An explosion at a dairy factory at the Houthi-controled west coast port of Hodaida port on Wednesday morning killed at least 25 people and dealt a blow to food production.
Mohamed Alshamery, manager of the Yemen Company for Sugar Refining in Hodaida, told Reuters his refinery and the port were still operational but fighting was making it difficult to take sugar to market.
Before the conflict, nearly half of Yemenis were ‘food insecure’, lacking sufficient food for their needs, and one in four was undernourished, the FAO said.
DRAWING ON FOODSTOCKS
An international trade source said it was becoming difficult to deliver shipments of food.
“Houthi militias are in control of the major ports including Aden. Traders are unable to open letters of credit with banks. We are starting to see shipments being diverted to other locations,” he said.
“What this means is that across Yemen they will need to be drawing their strategic stocks.”
Ship tracking data showed only a few ships were located close to Aden, with two bulker vessels most likely to be carrying food supplies anchored off the city’s coast for several days.

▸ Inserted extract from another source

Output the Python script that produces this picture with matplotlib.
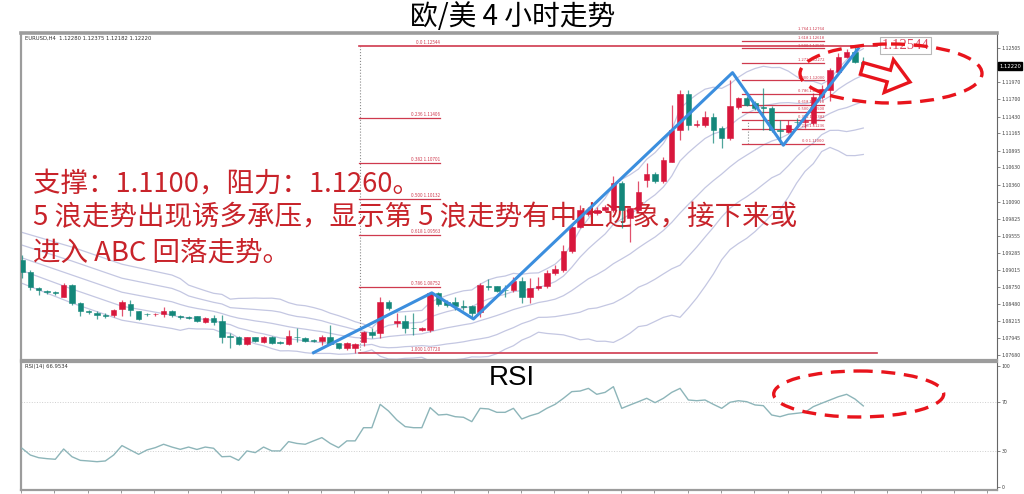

“The port of Aden is virtually closed but for some oil shipments which berthed at Aden Refinery. Dry cargo shipments are stopped because no stevedores are available because of clashes,” shipping and logistics agency GAC said.
A spokesman for the UN agency the World Food Program said fighting in Aden had disrupted their loading operations. A local partner was still going ahead with distribution of food to refugees in camps in the Aden area.
In Lahj, north of Aden, authorities loyal to Hadi posted a notice ordering shopkeepers to keep prices at their previous levels and not to hoard their stocks.
Residents in the capital Sanaa and other parts of the country said there were widespread fuel shortages that coupled with heavy fighting and air strikes could also hamper efforts to distribute food.
“Petrol stations have started hoarding fuel. There are queues outside petrol stations and the people are anxious about the war carrying on,” said Ali Salih, a car owner in the central province of Ibb.